The study was based on gene tests on tumors in women with the most common form of breast cancer. More than 10,000 women registered for the study. Winship at Emory University was among those institutions that enrolled women in the trial.
Of the women who registered for the trial, 6,907 had intermediate scores in the gray zone.
This reflects the average distribution “we see in real life … meaning about two-thirds of women who get this test end up with “intermediate” results as defined by the trial, said Dr. Keerthi Gogineni, assistant professor of hematology and medical oncology at Emory University’s Winship.
Blass, 60, fell into what is called the intermediate or gray area. Her genomic test determined that at some point in the future, there was a risk that her breast cancer could return. The test measures 21 genes in the tumor and pinpoints the risk on a scale that ranges from 0 to 100.
Hers was 22.
The gene test (Oncotype Dx) is performed on women who have early-stage breast cancers, typically between 0.5cm and 5cm and .centimeters in size that have not spread to lymph nodes, are sensitive to estrogen, and test negative for a protein called HER2. In this group of women, it helps to identify those who can safely skip chemo and take only a drug that blocks the hormone estrogen such as tamoxifen or a drug that stops the body from making estrogen.
“We have known for some time that women with very low-risk Oncotype Dx do not need chemotherapy, and that those with high-risk scores, over 30, do derive benefit,” said Meisel. “However, many patients fall in the ‘intermediate risk’ category, as Ms. Blass did, and whether or not to recommend chemotherapy for women with these intermediate-risk scores has been a critical question in recent times.”
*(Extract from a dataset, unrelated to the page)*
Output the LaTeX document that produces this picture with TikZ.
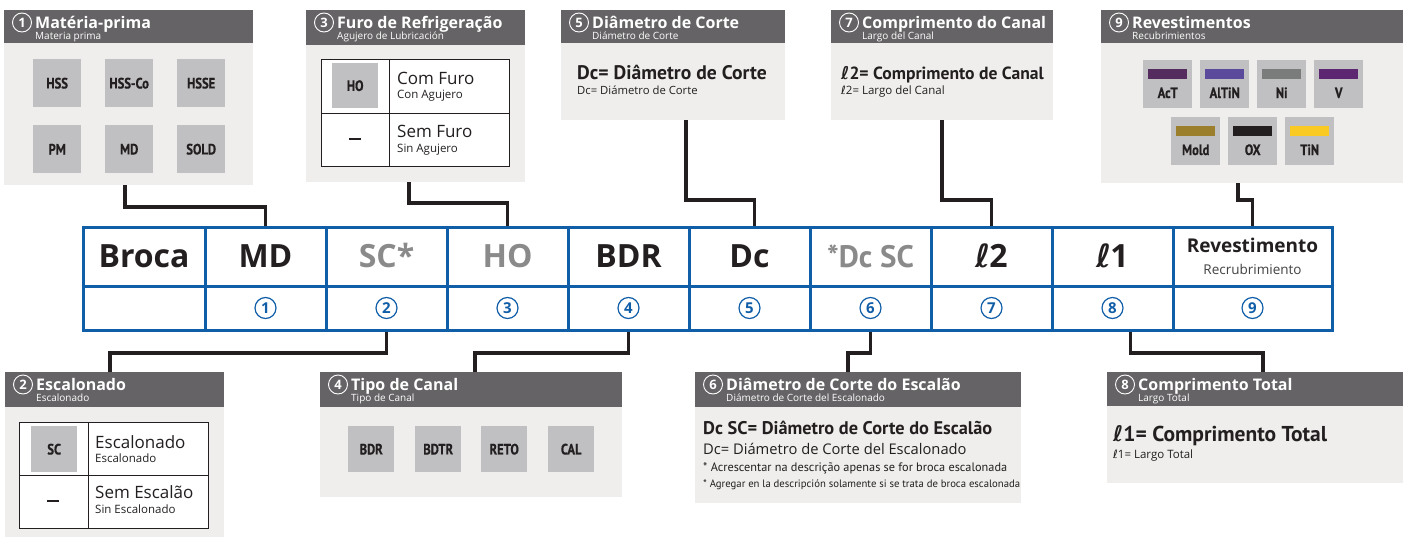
\documentclass[tikz,border=0pt]{standalone}
\usepackage{fontspec}
\setmainfont{Open Sans}
\newfontfamily\pts{PT Sans}
\newfontfamily\condb[FakeStretch=0.84,FakeBold=0.6]{PT Sans}
\newfontfamily\dv{DejaVu Sans}
\newcommand\lsym{{\dv ℓ}}
\newcommand\fs[1]{\fontsize{#1}{#1}\selectfont}
\definecolor{hdrgray}{RGB}{101,99,101}
\definecolor{bodygray}{RGB}{239,238,236}
\definecolor{tilegray}{RGB}{192,192,194}
\definecolor{tblue}{RGB}{16,94,168}
\definecolor{linec}{RGB}{35,31,32}
\definecolor{txt}{RGB}{35,31,32}
\definecolor{ltxt}{RGB}{138,138,138}
\definecolor{cAcT}{RGB}{84,44,94}
\definecolor{cAlTiN}{RGB}{91,74,156}
\definecolor{cNi}{RGB}{122,124,124}
\definecolor{cV}{RGB}{92,38,112}
\definecolor{cMold}{RGB}{155,127,44}
\definecolor{cOX}{RGB}{35,31,32}
\definecolor{cTiN}{RGB}{249,201,36}
\newcommand\Head[8]{%
  \node[hdr,minimum width=#4,minimum height=#5] (#1) at (#2,#3) {};
  \node[hnum] (#1n) at ([shift={(18,12.5)}]#1.north west) {#6};
  \node[htitle] (#1t) at ([shift={(31,18.5)}]#1.north west) {#7};
  \node[hsub] (#1s) at ([shift={(31,29.5)}]#1.north west) {#8};}
\newcommand\Coat[5]{%
  \node[tile,minimum width=49] (#1) at (#2,#3) {};
  \node[fill=#4,minimum width=39,minimum height=10,inner sep=0,anchor=north] (#1b) at ([yshift=-9pt]#1.north) {};
  \node[font=\condb\bfseries\fs{15},text=txt,anchor=base,inner sep=0] (#1l) at ([yshift=-38pt]#1.north) {#5};}
\begin{document}
\begin{tikzpicture}[x=1pt,y=-1pt,
  hdr/.style={fill=hdrgray,anchor=north west,inner sep=0,outer sep=0},
  body/.style={fill=bodygray,anchor=north west,inner sep=0,outer sep=0},
  tile/.style={fill=tilegray,anchor=north west,inner sep=0,minimum width=48,minimum height=48,font=\condb\bfseries\fs{15},text=txt},
  hnum/.style={circle,draw=white,line width=0.9,minimum size=19,inner sep=0,text=white,font=\bfseries\fs{13}},
  htitle/.style={anchor=base west,text=white,font=\bfseries\fs{16},inner sep=0},
  hsub/.style={anchor=base west,text=white,font=\fs{10},inner sep=0},
  cell/.style={draw=tblue,line width=3,inner sep=0,outer sep=0,anchor=north west},
  big/.style={font=\bfseries\fs{32},anchor=base,inner sep=0,text=txt},
  bnum/.style={circle,draw=tblue,line width=1.2,minimum size=21,inner sep=0,text=tblue,font=\bfseries\fs{15}},
  conn/.style={draw=linec,line width=3.5},
  itab/.style={draw=txt,line width=0.9,fill=white,inner sep=0,anchor=north west},
  bigt/.style={anchor=base west,inner sep=0,text=txt},
  dashmark/.style={fill=txt,minimum width=12,minimum height=2.6,inner sep=0},
]
\useasboundingbox[fill=white] (0,0) rectangle (1407,538);

% ---------- table ----------
\foreach \i/\l/\r in {1/83/205,2/205/326,3/326/447,4/447/568,5/568/689,6/689/810,7/810/931,8/931/1052,9/1052/1173,10/1173/1332}{
  \node[cell,minimum width=\r-\l,minimum height=59] (c\i) at (\l,227) {};
  \node[cell,minimum width=\r-\l,minimum height=44] (n\i) at (\l,286) {};
}
\node[big] (l1) at ([yshift=19pt]c1.south) {Broca};
\node[big] (l2) at ([yshift=19pt]c2.south) {MD};
\node[big,text=ltxt] (l3) at ([yshift=19pt]c3.south) {SC*};
\node[big,text=ltxt] (l4) at ([yshift=19pt]c4.south) {HO};
\node[big] (l5) at ([yshift=19pt]c5.south) {BDR};
\node[big] (l6) at ([yshift=19pt]c6.south) {Dc};
\node[big,text=ltxt,font=\pts\bfseries\fs{31}] (l7) at ([yshift=19pt]c7.south) {*Dc SC};
\node[big] (l8) at ([yshift=19pt]c8.south) {\lsym\kern-1pt 2};
\node[big] (l9) at ([yshift=19pt]c9.south) {\lsym\kern-1pt 1};
\node[big,font=\bfseries\fs{19}] (l10) at ([yshift=34pt]c10.south) {Revestimento};
\node[anchor=base,inner sep=0,font=\fs{13.5},text=txt!85] (l10s) at ([yshift=12pt]c10.south) {Recrubrimiento};
\foreach \i/\k in {2/1,3/2,4/3,5/4,6/5,7/6,8/7,9/8,10/9}{
  \node[bnum] (cn\k) at (n\i) {\k};
}

% ---------- box 1 ----------
\Head{h1}{4}{10}{249}{33}{1}{Matéria-prima}{Materia prima}
\node[body,minimum width=249,minimum height=142] (b1) at (4,43) {};
\node[tile] (t1a) at (33,59) {HSS};
\node[tile] (t1b) at (105,59) {HSS-Co};
\node[tile] (t1c) at (177,59) {HSSE};
\node[tile] (t1d) at (33,125) {PM};
\node[tile] (t1e) at (105,125) {MD};
\node[tile] (t1f) at (177,125) {SOLD};

% ---------- box 3 ----------
\Head{h3}{306}{10}{219}{35}{3}{Furo de Refrigeração}{Agujero de Lubricación}
\node[body,minimum width=219,minimum height=137] (b3) at (306,45) {};
\node[itab,minimum width=188,minimum height=107] (it3) at (321,59) {};
\draw[txt,line width=0.9] ([xshift=68pt]it3.north west) -- ([xshift=68pt]it3.south west);
\draw[txt,line width=0.9] ([yshift=-54pt]it3.north west) -- ([yshift=-54pt]it3.north east);
\node[tile,minimum width=46,minimum height=45] (t3a) at (332,63) {HO};
\node[dashmark] (t3d) at (355,139) {};
\node[bigt,font=\fs{17}] (t3a1) at (397,84) {Com Furo};
\node[bigt,font=\fs{11.5}] (t3a2) at (397,98) {Con Agujero};
\node[bigt,font=\fs{17}] (t3b1) at (397,137) {Sem Furo};
\node[bigt,font=\fs{11.5}] (t3b2) at (397,152) {Sin Agujero};

% ---------- box 5 ----------
\Head{h5}{561}{10}{224}{33}{5}{Diâmetro de Corte}{Diámetro de Corte}
\node[body,minimum width=224,minimum height=77] (b5) at (561,43) {};
\node[bigt,font=\pts\bfseries\fs{19.6}] (t5a) at (577,79) {Dc= Diâmetro de Corte};
\node[bigt,font=\fs{11.3}] (t5b) at (577,94) {Dc= Diámetro de Corte};

% ---------- box 7 ----------
\Head{h7}{831}{10}{222}{33}{7}{Comprimento do Canal}{Largo del Canal}
\node[body,minimum width=222,minimum height=77] (b7) at (831,43) {};
\node[bigt,font=\pts\bfseries\fs{17.6}] (t7a) at (841,79) {\lsym2= Comprimento de Canal};
\node[bigt,font=\fs{11.5}] (t7b) at (841,94) {\lsym2= Largo del Canal};

% ---------- box 9 ----------
\Head{h9}{1101}{10}{302}{33}{9}{Revestimentos}{Recubrimientos}
\node[body,minimum width=302,minimum height=140] (b9) at (1101,43) {};
\Coat{k1}{1143}{60}{cAcT}{AcT}
\Coat{k2}{1200}{60}{cAlTiN}{AlTiN}
\Coat{k3}{1257}{60}{cNi}{Ni}
\Coat{k4}{1314}{60}{cV}{V}
\Coat{k5}{1171}{117}{cMold}{Mold}
\Coat{k6}{1228}{117}{cOX}{OX}
\Coat{k7}{1285}{117}{cTiN}{TiN}

% ---------- box 2 ----------
\Head{h2}{5}{372}{219}{35}{2}{Escalonado}{Escalonado}
\node[body,minimum width=219,minimum height=130] (b2) at (5,407) {};
\node[itab,minimum width=189,minimum height=106] (it2) at (19,422) {};
\draw[txt,line width=0.9] ([xshift=69pt]it2.north west) -- ([xshift=69pt]it2.south west);
\draw[txt,line width=0.9] ([yshift=-53pt]it2.north west) -- ([yshift=-53pt]it2.north east);
\node[tile,minimum width=46,minimum height=46] (t2a) at (31,426) {SC};
\node[dashmark] (t2d) at (53,501) {};
\node[bigt,font=\fs{17}] (t2a1) at (95,448) {Escalonado};
\node[bigt,font=\fs{11.5}] (t2a2) at (95,462) {Escalonado};
\node[bigt,font=\fs{17}] (t2b1) at (95,498) {Sem Escalão};
\node[bigt,font=\fs{11.5}] (t2b2) at (95,513) {Sin Escalonado};

% ---------- box 4 ----------
\Head{h4}{320}{372}{302}{35}{4}{Tipo de Canal}{Tipo de Canal}
\node[body,minimum width=302,minimum height=90] (b4) at (320,407) {};
\node[tile,minimum width=46,minimum height=46] (t4a) at (348,426) {BDR};
\node[tile,minimum width=46,minimum height=46] (t4b) at (415,426) {BDTR};
\node[tile,minimum width=46,minimum height=46] (t4c) at (481,426) {RETO};
\node[tile,minimum width=46,minimum height=46] (t4d) at (548,426) {CAL};

% ---------- box 6 ----------
\Head{h6}{695}{372}{326}{35}{6}{Diâmetro de Corte do Escalão}{Diámetro de Corte del Escalonado}
\node[body,minimum width=326,minimum height=96] (b6) at (695,407) {};
\node[bigt,font=\pts\bfseries\fs{18.3}] (t6a) at (703,434) {Dc SC= Diâmetro de Corte do Escalão};
\node[bigt,font=\fs{14.7}] (t6b) at (703,454) {Dc= Diámetro de Corte del Escalonado};
\node[bigt,font=\pts\fs{11}] (t6c) at (703,471) {\resizebox{304pt}{!}{* Acrescentar na descrição apenas se for broca escalonada}};
\node[bigt,font=\pts\fs{11}] (t6d) at (703,487) {\resizebox{317pt}{!}{* Agregar en la descripción solamente si se trata de broca escalonada}};

% ---------- box 8 ----------
\Head{h8}{1107}{372}{296}{34}{8}{Comprimento Total}{Largo Total}
\node[body,minimum width=296,minimum height=77] (b8) at (1107,406) {};
\node[bigt,font=\pts\bfseries\fs{21.5}] (t8a) at (1113,441) {\lsym1= Comprimento Total};
\node[bigt,font=\fs{11.5}] (t8b) at (1113,458) {\lsym1= Largo Total};

% ---------- connectors ----------
\draw[conn,shorten >=1.5pt] ([xshift=121pt]b1.south west) -- ++(0,22) -| (c2.north);
\draw[conn,shorten >=1.5pt] ([xshift=103pt]b3.south west) -- ++(0,21) -| (c4.north);
\draw[conn,shorten >=1.5pt] ([xshift=125pt]b5.south west) -- ++(0,80) -| ([xshift=5pt]c6.north);
\draw[conn,shorten >=1.5pt] ([xshift=111pt]b7.south west) -- ++(0,80) -| (c8.north);
\draw[conn,shorten >=1.5pt] ([xshift=137pt]b9.south west) -- ++(0,17) -| (c10.north);
\draw[conn,shorten <=1.5pt] (n3.south) -- ++(0,23) -| ([xshift=105pt]h2.north west);
\draw[conn,shorten <=1.5pt] (n5.south) -- ++(0,23) -| ([xshift=155pt]h4.north west);
\draw[conn,shorten <=1.5pt] (n7.south) -- ++(0,23) -| ([xshift=153pt]h6.north west);
\draw[conn,shorten <=1.5pt] ([xshift=18pt]n9.south) -- ++(0,23) -| ([xshift=156pt]h8.north west);
\end{tikzpicture}
\end{document}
During the trial, researchers followed up with thousands of women. Seventy percent had a score between 11 and 25 and were considered intermediate risk. They underwent surgery , and then were randomly assigned to receive either anti-estrogen therapy alone or anti-estrogen therapy plus chemotherapy. Over time, authors found no difference in outcome between those who got chemotherapy and those who didn’t.
“This makes us feel very confident withholding chemotherapy in patients like Ms. Blass,” she said.
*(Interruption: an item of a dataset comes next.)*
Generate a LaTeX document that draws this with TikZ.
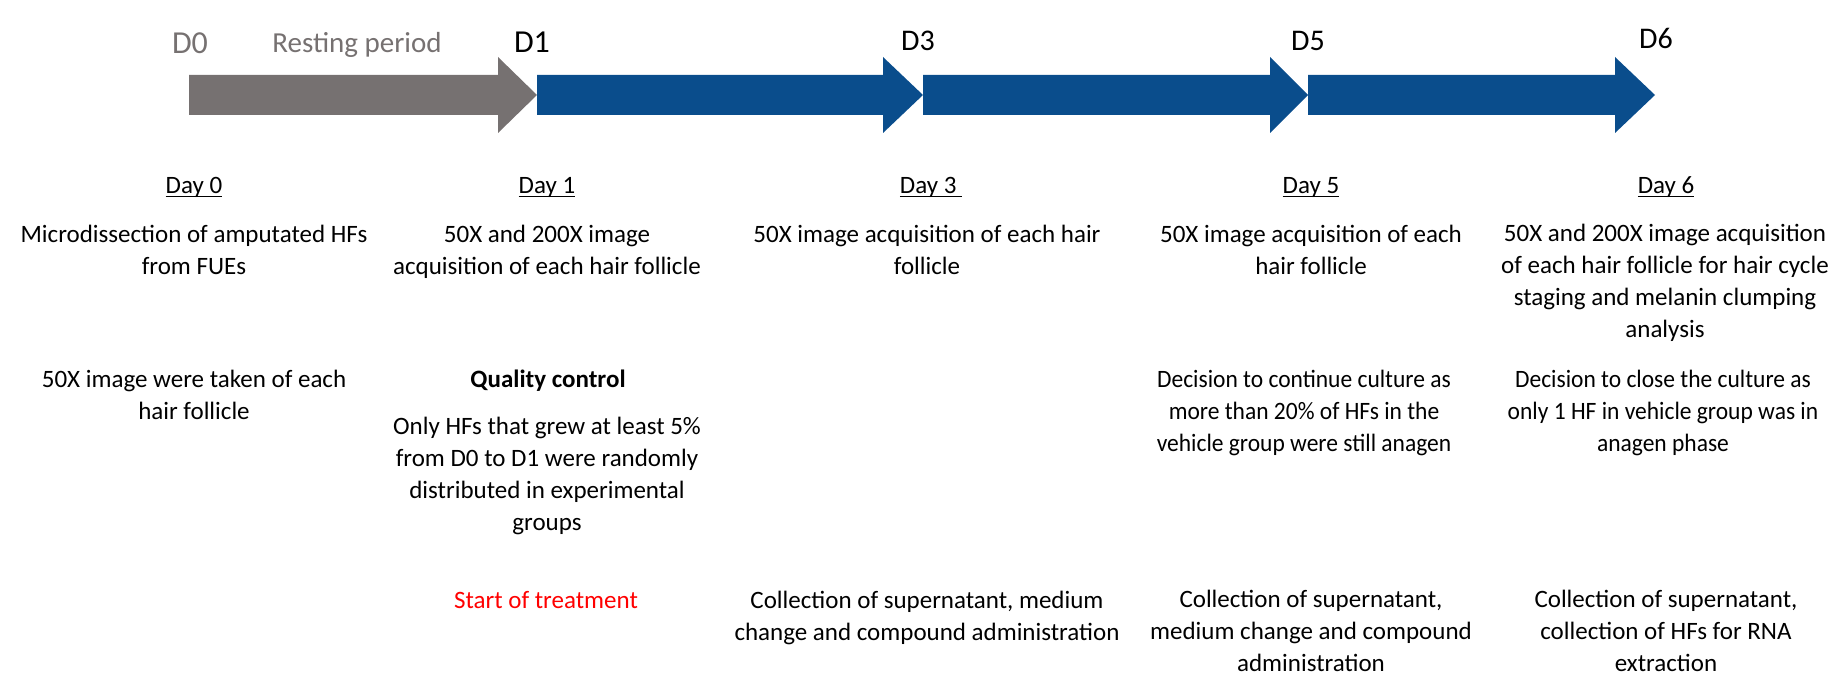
\documentclass[tikz,border=0pt]{standalone}
\usepackage{fontspec}
\setmainfont{Carlito}
\usepackage{tikz}
\usetikzlibrary{positioning}
\definecolor{cGray}{RGB}{118,113,113}
\definecolor{cBlue}{RGB}{10,77,140}
\definecolor{cRed}{RGB}{255,0,0}
\newcommand{\dayul}[1]{\setbox0\hbox{#1}\rlap{\rule[-2.2pt]{\wd0}{0.9pt}}\box0}

\begin{document}
\begin{tikzpicture}[x=0.5pt,y=0.5pt,
    txt/.style={anchor=base,inner sep=0pt,align=center,font=\fontsize{12.5}{15.85}\selectfont},
    narrow/.style={txt,xscale=0.94,transform shape},
    daylbl/.style={txt},
    dlbl/.style={anchor=base,inner sep=0pt,font=\fontsize{15}{17}\selectfont},
    garrow/.style={fill=cGray},
    barrow/.style={fill=cBlue}
  ]
  \useasboundingbox (0,0) rectangle (1832,-674);
  % timeline (anchor=base of a multi-line node is its last line)
  \fill[garrow] (189,-75) -- (498,-75) -- (498,-57) -- (537,-95) -- (498,-133) -- (498,-115) -- (189,-115) -- cycle;
  \foreach \xa/\xb/\xc in {537/883/923, 923/1270/1308, 1308/1615/1655}
    \fill[barrow] (\xa,-75) -- (\xb,-75) -- (\xb,-57) -- (\xc,-95) -- (\xb,-133) -- (\xb,-115) -- (\xa,-115) -- cycle;
  \node[dlbl,cGray,font=\fontsize{16}{18}\selectfont] (d0) at (190,-54) {D0};
  \node[dlbl,cGray,font=\fontsize{14.5}{17}\selectfont] (rest) at (357,-53) {Resting period};
  \node[dlbl,font=\fontsize{16}{18}\selectfont] (d1) at (532,-53) {D1};
  \node[dlbl] (d3) at (918,-51) {D3};
  \node[dlbl] (d5) at (1308,-51) {D5};
  \node[dlbl] (d6) at (1656,-49) {D6};
  % day headings
  \node[daylbl] (day0) at (194,-193) {\dayul{Day 0}};
  \node[daylbl] (day1) at (547,-193) {\dayul{Day 1}};
  \node[daylbl] (day3) at (931,-193) {\dayul{Day 3\ }};
  \node[daylbl] (day5) at (1311,-193) {\dayul{Day 5}};
  \node[daylbl] (day6) at (1666,-193) {\dayul{Day 6}};
  % image acquisition
  \node[txt] (img0) at (194,-274) {Microdissection of amputated HFs\\from FUEs};
  \node[txt] (img1) at (547,-274) {50X and 200X image\\acquisition of each hair follicle};
  \node[txt] (img3) at (927,-274) {50X image acquisition of each hair\\follicle};
  \node[txt] (img5) at (1311,-274) {50X image acquisition of each\\hair follicle};
  \node[txt] (img6) at (1665,-337) {50X and 200X image acquisition\\of each hair follicle for hair cycle\\staging and melanin clumping\\analysis};
  % decisions
  \node[txt] (dec0) at (194,-419) {50X image were taken of each\\hair follicle};
  \node[txt] (qc) at (548,-387) {\bfseries Quality control};
  \node[txt] (qcbody) at (547,-530) {Only HFs that grew at least 5\%\\from D0 to D1 were randomly\\distributed in experimental\\groups};
  \node[narrow] (dec5) at (1304,-451) {Decision to continue culture as\\more than 20\% of HFs in the\\vehicle group were still anagen};
  \node[narrow] (dec6) at (1663,-451) {Decision to close the culture as\\only 1 HF in vehicle group was in\\anagen phase};
  % medium handling
  \node[txt,cRed] (trt1) at (546,-608) {Start of treatment};
  \node[txt] (col3) at (927,-640) {Collection of supernatant, medium\\change and compound administration};
  \node[txt] (col5) at (1311,-671) {Collection of supernatant,\\medium change and compound\\administration};
  \node[txt] (col6) at (1666,-671) {Collection of supernatant,\\collection of HFs for RNA\\extraction};
\end{tikzpicture}
\end{document}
Meisel said the only caveat to this is that there may be some benefit of chemotherapy for women 50 years of age or younger with a recurrence score between 16 and 25.
“It’s groundbreaking,” said Gogineni. “There were many women who were undergoing chemotherapy for their breast cancer that did not need it. Any study that enables us to be more nuanced about treatment — to avoid overtreatment or undertreatment — advances how we care for patients with cancer.”
5 THINGS TO KNOW ABOUT CHEMOTHERAPY
- Chemo is used to shrink tumors, control and/or stop the cancer from growing and spreading. This can help the person with cancer feel better and live longer. It can also be used to ease symptoms.
- The most common forms of getting chemo are intravenously as a slow drip in which a thin needle is put in a vein in the hand or lower arm; an injection as a single shot into a muscle in the arm, leg, hip or in the fatty part of your arm, leg or stomach; or by mouth.
- Cancer can be treated with a single chemo drug, but often several drugs are used in a specific order or combinations. Different drugs that work in different ways can work together to kill more cancer cells. This can also help lower the chance that the cancer may become resistant to any one chemo drug.
- Unlike radiation and surgery, which target specific areas, chemo can work throughout your body.
- Chemo can also affect some fast-growing healthy cells, like those of the skin, hair, intestines, and bone marrow. Some of the side effects include hair loss, nausea, fatigue and numbness.